Loop through each dict obj in the list and add required key value pair that you want:
List Before
list1 = [
{
"A": 1,
"B": "str"
},
{
"A": 2,
"B": "str2"
},
{
"A": 3,
"B": "str3"
}
]
The code
for l in list1:
l['C'] = 'X'
print(list1)
List After i.e Output
[{'A': 1, 'B': 'str', 'C': 'X'}, {'A': 2, 'B': 'str2', 'C': 'X'}, {'A': 3, 'B': 'str3', 'C': 'X'}]
>>> j = [ { "A": 1, "B": "str" }, { "A": 2, "B": "str2" }, { "A": 3, "B": "str3" } ]

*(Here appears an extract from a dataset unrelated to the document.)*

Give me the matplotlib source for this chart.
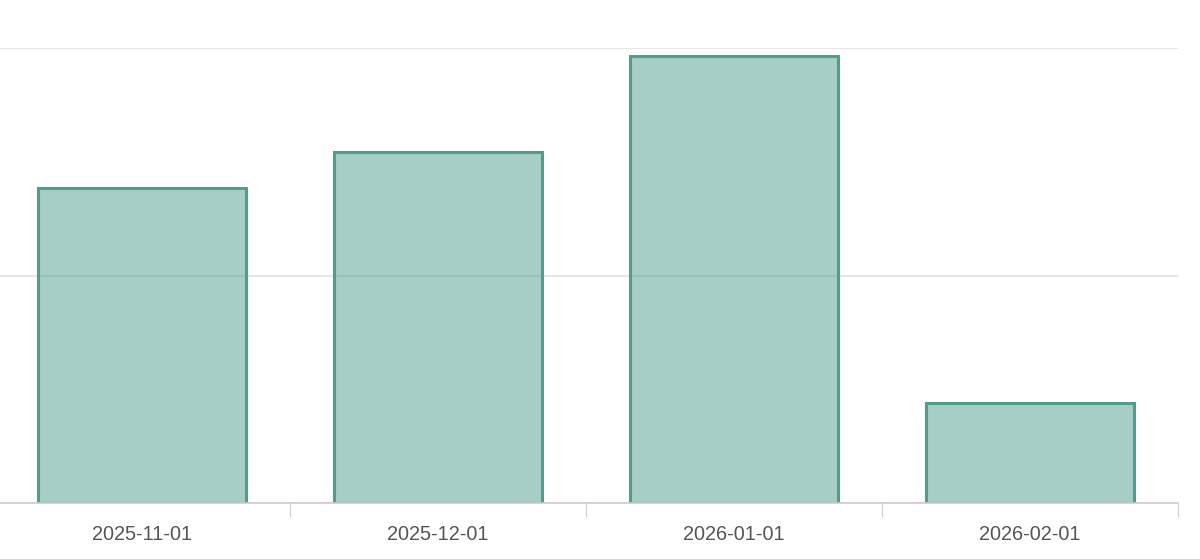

>>> [i.update({'C': 'X'}) for i in j]
>>> j
[{'A': 1, 'B': 'str', 'C': 'X'}, {'A': 2, 'B': 'str2', 'C': 'X'}, {'A': 3, 'B': 'str3', 'C': 'X'}]
Or, as per coldspeed's comment:
>>> for item in j:
... item['C'] = 'X'
...
>>> j
[{'A': 1, 'B': 'str', 'C': 'X'}, {'A': 2, 'B': 'str2', 'C': 'X'}, {'A': 3, 'B': 'str3', 'C': 'X'}]